Chemical bonding is the fundamental process that connects atoms to form molecules and, ultimately, all matter in the universe. This connection is mediated by electrons, the negatively charged subatomic particles. Specifically, the electrons in the outermost shell, known as valence electrons, determine how an atom interacts with others. The rearrangement of these electrons—whether they are transferred or shared—dictates the type of chemical bond that forms.
Defining Bonding Pairs
A bonding pair is a pair of electrons shared between two atoms, serving as the physical link that holds them together in a chemical bond. This sharing allows atoms to interact and achieve a more stable electron configuration. While the term is most often associated with covalent bonds, the principle involves the interaction of valence electrons from two separate atoms. The formation of this shared electron cloud between the two nuclei results in a powerful attractive force that constitutes the chemical bond. This shared electron density is positioned in the space between the two atoms.
The Difference Between Bonding and Lone Pairs
The electrons in an atom’s valence shell are categorized into bonding pairs and lone pairs. Bonding pairs are actively shared between two atoms, forming the bond, while lone pairs are valence electrons that belong exclusively to a single atom.
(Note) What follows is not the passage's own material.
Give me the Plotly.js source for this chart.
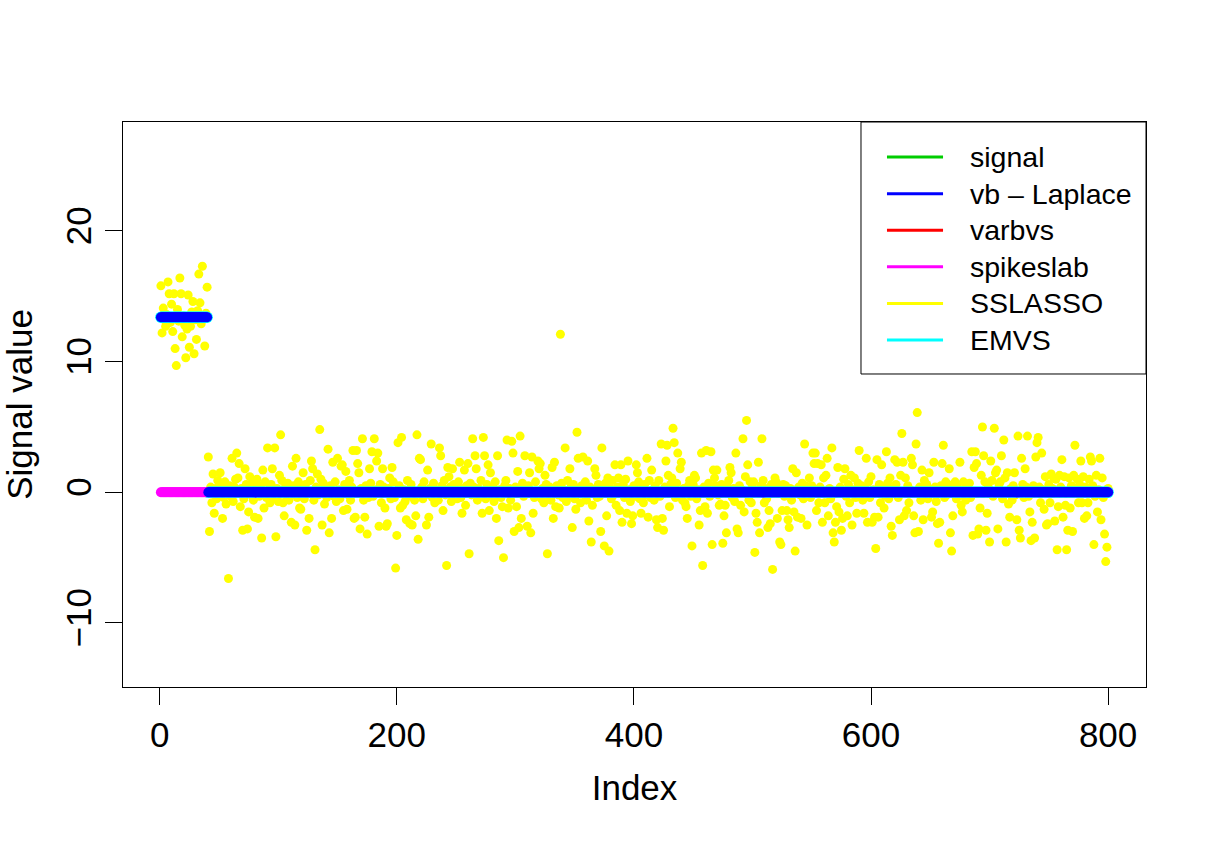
<!DOCTYPE html>
<html>
<head>
<meta charset="utf-8">
<script src="https://cdn.plot.ly/plotly-3.0.1.min.js"></script>
<style>html,body{margin:0;padding:0;background:#fff;}#chart{width:1209px;height:842px;}</style>
</head>
<body>
<div id="chart"></div>
<script>
// ---- data ----
const nObs = 800;
const nSignal = 40;

// observed values (yellow dots), indices 1..40 (signal block)
const observedSignal = [15.8,12.2,14.1,13.2,12.7,13.6,16.1,15.2,13.0,14.4,
  12.3,15.2,11.0,9.7,14.0,13.1,16.4,15.2,11.9,13.5,
  12.8,10.3,12.5,15.1,11.1,12.7,13.8,14.6,10.6,13.2,
  11.7,13.9,16.7,14.5,12.9,17.3,13.3,11.2,13.7,15.7];

// observed values, indices 41..800 (noise)
const observedNoise = [
2.7,-3.0,0.4,-0.8,1.4,-1.6,0.3,-0.5,0.9,-0.2,
1.5,0.6,-2.0,-0.4,0.8,-0.9,0.2,-6.6,0.5,-0.3,
2.6,-0.7,0.4,1.0,3.0,1.1,2.2,-1.1,0.3,-2.9,
-0.5,1.8,0.6,-2.8,-1.5,1.2,-0.2,0.7,-0.6,-1.9,
0.4,1.0,-2.0,-0.3,0.5,-3.5,1.7,-1.2,0.8,-0.4,
3.4,0.2,-0.8,0.6,1.8,-0.5,3.4,-3.4,0.3,-0.7,
1.3,4.4,0.9,-0.8,-1.8,0.4,-0.3,0.7,-0.6,0.2,
-2.3,2.0,0.5,-2.5,2.6,-0.4,0.8,-1.2,-1.3,0.3,
1.5,-0.5,0.6,-2.9,0.1,-2.0,0.9,2.4,1.8,-0.6,
-4.4,0.4,1.4,-0.2,4.8,1.0,-2.5,0.7,-0.9,0.3,
-0.4,3.3,-3.1,0.5,-2.0,2.3,-0.3,0.8,-0.7,2.6,
0.2,-0.5,2.0,2.1,-1.4,0.6,1.6,-1.3,-0.2,0.9,
-0.6,0.4,3.2,-2.0,-1.9,3.2,2.2,1.5,-2.8,0.3,
4.1,-0.6,-1.9,0.5,-3.2,-0.4,1.8,0.7,3.1,-0.3,
4.1,0.2,2.4,3.0,-2.6,0.6,-0.8,1.8,0.4,-1.2,
-2.6,-2.4,0.3,1.1,-0.5,1.9,0.8,-0.4,-5.8,-3.3,
3.8,0.5,-1.2,4.2,-1.0,0.2,-0.7,-2.1,0.9,-0.3,
-2.4,0.6,-2.5,0.1,-0.6,-1.8,4.4,-3.6,2.6,2.5,
0.4,-0.5,0.8,-0.2,-2.5,1.7,-1.9,0.3,3.7,-0.4,
0.7,-0.8,0.2,-0.3,-0.6,3.4,2.8,0.5,-1.4,0.9,
-0.2,-5.6,1.9,1.2,0.4,-0.7,1.8,0.6,-0.3,0.2,
-0.5,0.8,2.3,-0.4,-1.6,0.3,1.7,-1.0,0.5,2.2,
-4.7,0.7,-0.2,4.1,0.4,2.8,1.8,-0.6,0.3,-0.3,
0.9,-1.6,4.2,2.8,-0.5,0.6,2.1,-1.4,1.5,-0.2,
0.4,-0.7,0.8,-2.0,2.8,-3.7,0.2,-0.4,-1.1,-5.0,
0.5,0.9,4.0,-1.2,0.3,-0.6,3.9,3.0,-3.0,0.4,
-1.1,1.6,-2.7,4.3,-2.0,0.7,-0.3,2.8,0.2,-2.6,
0.5,1.5,-3.1,2.7,-1.6,-0.4,0.8,-0.2,2.4,1.8,
2.2,-0.5,0.3,-0.8,1.3,0.6,-4.7,-0.3,0.4,-0.6,
1.9,-2.0,2.3,-1.1,0.5,-0.2,-1.2,12.1,0.7,-0.4,
0.2,3.4,-0.7,0.9,-0.3,1.8,0.4,-2.7,0.6,-0.5,
-1.3,4.6,2.6,0.3,-0.8,0.5,2.7,-0.2,0.8,-0.6,
2.4,-2.2,0.4,-3.8,-1.0,0.2,1.8,1.3,-0.4,0.6,
-0.3,-3.0,3.4,0.5,-4.1,0.7,-1.8,1.1,-4.5,0.3,
-0.5,0.9,-0.2,2.1,-1.0,0.4,1.1,-1.4,2.1,-2.3,
0.6,-0.4,1.0,-1.6,2.4,0.2,-0.7,-2.4,-1.8,0.5,
-0.3,2.1,1.5,0.8,-0.5,-1.6,0.3,-0.8,0.6,-0.2,
2.6,-1.9,0.9,-0.4,1.7,0.2,-0.6,0.5,-2.1,-2.7,
0.9,-0.3,3.7,-2.0,-2.9,0.4,2.4,3.6,1.3,-1.1,
0.6,1.1,4.9,3.8,-0.4,0.7,3.0,-0.2,1.8,2.3,
-0.6,0.3,-0.8,-1.1,-2.0,0.5,0.9,-0.3,-4.1,0.6,
1.3,1.1,-0.5,0.2,-2.5,-1.4,3.0,-5.6,0.4,-1.1,
3.2,-1.6,0.7,-0.3,3.1,-4.0,1.7,1.1,0.5,1.7,
-0.2,-1.0,-0.9,0.6,-3.9,-1.8,-1.0,-3.1,0.4,0.9,
1.9,1.5,-0.4,0.3,-0.7,3.0,-2.8,-3.1,0.5,-1.0,
0.2,4.1,-1.5,1.2,5.5,2.1,-0.6,0.8,-0.8,0.4,
0.8,-4.6,-1.6,-2.3,2.3,-3.1,0.5,4.1,0.9,-0.8,
0.3,-0.5,-2.7,-1.4,-2.4,0.6,-5.9,0.2,1.1,0.8,
-2.0,0.4,-3.8,-4.0,-1.4,0.6,-0.3,0.5,-1.4,-2.1,
-2.7,0.3,-0.6,1.8,-1.5,-4.5,1.5,-1.9,0.4,-0.2,
-2.0,0.7,-0.5,3.7,0.5,-2.5,0.3,1.1,-0.4,0.5,
3.0,2.2,3.0,-1.4,2.2,-0.8,0.4,2.1,-2.3,1.1,
-0.8,1.3,2.6,-1.8,0.3,-0.5,3.4,-3.1,-3.8,-2.3,
-1.1,1.9,-1.5,0.4,-2.9,-2.0,1.0,1.8,-0.3,-1.8,
0.6,-0.8,1.3,-2.5,0.2,1.1,-0.4,-1.6,0.7,3.2,
-0.2,0.5,-0.6,-1.6,0.3,2.6,-2.3,0.8,-0.4,1.2,
-2.3,0.2,-1.9,-4.3,2.5,-1.9,0.6,-0.8,2.1,0.4,
-1.2,-0.3,3.1,0.7,-0.5,1.1,-2.6,-3.3,0.3,2.5,
0.6,2.3,-0.4,-2.1,1.3,4.5,2.3,-1.8,1.1,-1.4,
0.5,-0.8,0.2,2.6,2.1,-1.8,-3.1,3.7,6.1,-3.0,
0.4,-0.6,1.7,-2.1,0.9,-0.3,0.6,-0.5,1.5,0.2,
-1.9,-1.5,2.3,0.4,-0.7,-2.4,-3.9,-2.3,0.5,2.2,
3.6,-0.4,0.8,-0.2,0.6,1.8,-3.1,-4.5,-1.8,0.3,
0.8,-0.5,0.4,-0.3,2.3,-1.0,-1.5,0.8,0.2,-0.6,
0.5,-0.2,0.7,-0.4,3.1,-3.3,1.9,3.1,2.2,-3.2,
-2.8,-1.2,1.3,5.0,2.8,0.8,-2.9,-1.6,0.4,-3.8,
2.4,0.9,-0.3,4.9,1.5,1.7,-2.8,0.6,0.8,2.8,
-0.5,4.0,1.1,-3.8,1.5,-0.9,-1.9,0.3,-0.6,0.5,
1.5,-0.2,-2.1,4.3,-2.9,-3.5,2.6,0.6,-0.4,1.8,
0.4,4.3,-0.3,-1.5,-3.7,-2.3,0.5,-3.5,2.7,3.8,
4.2,0.4,-0.8,3.0,0.2,-1.3,1.2,-2.5,-2.4,0.6,
-0.8,1.4,0.3,1.1,-2.2,1.0,-4.4,-1.1,1.3,0.4,
2.5,-1.9,1.2,-1.0,-4.4,-2.9,1.1,-1.2,0.5,-3.0,
1.3,3.6,0.3,1.0,-0.8,0.6,2.4,-0.8,1.2,-2.0,
0.4,-1.8,-0.8,1.0,2.7,2.4,0.5,-4.0,-0.3,1.3,
-1.5,0.2,2.6,-2.1,1.1,-0.4,-3.2,-5.3,-4.2,0.3];

// estimated level on the signal block for each method, 0 elsewhere
const methodNames  = ["signal", "vb \u2013 Laplace", "varbvs", "spikeslab", "SSLASSO", "EMVS"];
const methodColors = ["#00cd00", "#0000ff", "#ff0000", "#ff00ff", "#ffff00", "#00ffff"];
const blockLevel   = [13.4, 13.4, 13.4, 0, 13.4, 13.4];   // value on indices 1..40
const restLevel    = [0, 0, 0, 0, 0, 0];                  // value on indices 41..800

const xTicks = [0, 200, 400, 600, 800];
const yTicks = [-10, 0, 10, 20];

// ---- build ----
const idx = [];
for (let i = 1; i <= nObs; i++) idx.push(i);
const observed = observedSignal.concat(observedNoise);
function levelSeries(k) {
  return idx.map(i => (i <= nSignal ? blockLevel[k] : restLevel[k]));
}

const FONT = "Liberation Sans, Arial, Helvetica, sans-serif";
const traces = [];
traces.push({x: idx, y: observed, type: "scatter", mode: "markers",
  marker: {color: "#ffff00", size: 9}, showlegend: false, hoverinfo: "skip"});
// draw order: signal, varbvs, EMVS (slightly wider fringe), spikeslab, vb-Laplace on top
const order = [0, 2, 5, 3, 1];
const sizes = {0: 10, 2: 10, 5: 11.5, 3: 10, 1: 10};
order.forEach(k => {
  traces.push({x: idx, y: levelSeries(k), type: "scatter", mode: "markers",
    marker: {color: methodColors[k], size: sizes[k]}, showlegend: false, hoverinfo: "skip"});
});

// legend drawn as box + line shapes + texts
const shapes = [{type: "rect", xref: "paper", yref: "paper", x0: 0.7214, x1: 1.0, y0: 0.554, y1: 1.0,
  line: {color: "black", width: 1}, fillcolor: "white", layer: "above"}];
const annotations = [];
const legTop = 0.938, legStep = 0.0648;
methodNames.forEach((nm, k) => {
  const yy = legTop - k * legStep;
  shapes.push({type: "line", xref: "paper", yref: "paper", x0: 0.7468, x1: 0.8016, y0: yy, y1: yy,
    line: {color: methodColors[k], width: 3}, layer: "above"});
  annotations.push({xref: "paper", yref: "paper", x: 0.826, y: yy, xanchor: "left", yanchor: "middle",
    text: nm, showarrow: false, font: {family: FONT, size: 28.5, color: "black"}});
});

const layout = {
  width: 1209, height: 842,
  margin: {l: 123, r: 63, t: 122, b: 155},
  paper_bgcolor: "white", plot_bgcolor: "white",
  font: {family: FONT, color: "black"},
  showlegend: false,
  xaxis: {range: [-30.96, 831.96], tickvals: xTicks, ticktext: xTicks.map(String),
    showgrid: false, zeroline: false, showline: true, mirror: true, linecolor: "black", linewidth: 1,
    ticks: "outside", ticklen: 17, tickwidth: 1, tickcolor: "black",
    tickfont: {family: FONT, size: 35, color: "black"},
    title: {text: "Index", font: {family: FONT, size: 35, color: "black"}, standoff: 22}},
  yaxis: {range: [-14.9, 28.34], tickvals: yTicks, ticktext: yTicks.map(v => v < 0 ? "\u2212" + Math.abs(v) : String(v)),
    showgrid: false, zeroline: false, showline: true, mirror: true, linecolor: "black", linewidth: 1,
    ticks: "outside", ticklen: 17, tickwidth: 1, tickcolor: "black", tickangle: -90,
    tickfont: {family: FONT, size: 35, color: "black"},
    title: {text: "Signal value", font: {family: FONT, size: 35, color: "black"}, standoff: 18}},
  shapes: shapes,
  annotations: annotations
};

Plotly.newPlot("chart", traces, layout, {displayModeBar: false, staticPlot: true});
</script>
</body>
</html>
These non-bonding pairs remain localized on their parent atom and do not participate in the direct linkage between two separate atoms. Bonding pairs are situated between the nuclei of the bonded atoms, pulling them together. Conversely, lone pairs exert repulsive forces on other electron pairs, which significantly influences the overall three-dimensional shape of the molecule.
How Bonding Pairs Create Covalent Structures
Bonding pairs are the structural components of covalent molecules, formed when non-metal atoms share electrons. A single covalent bond is created by the sharing of one bonding pair, which means two electrons. The visual representation of these shared electrons is often simplified using Lewis dot structures, where a line between two atomic symbols represents this single shared bonding pair. When atoms need to share more electrons to achieve stability, they form multiple bonds. A double bond consists of two shared bonding pairs (four electrons), and a triple bond involves three bonding pairs (six electrons).
The Drive for Stability in Bonding
The formation of bonding pairs is driven by the fundamental chemical principle that atoms seek a state of maximum stability, corresponding to a lower energy state. This electron sharing is often described by the Octet Rule, which states that atoms of main-group elements react to achieve eight electrons in their outermost valence shell. This configuration mimics the electron arrangement of the highly stable noble gases. When two atoms form a bond and create a bonding pair, the resulting molecule is at a lower energy level than the two separate atoms were before the reaction. For small atoms like hydrogen, a Duet Rule applies, where stability is achieved with just two valence electrons, such as in the formation of an H2 molecule.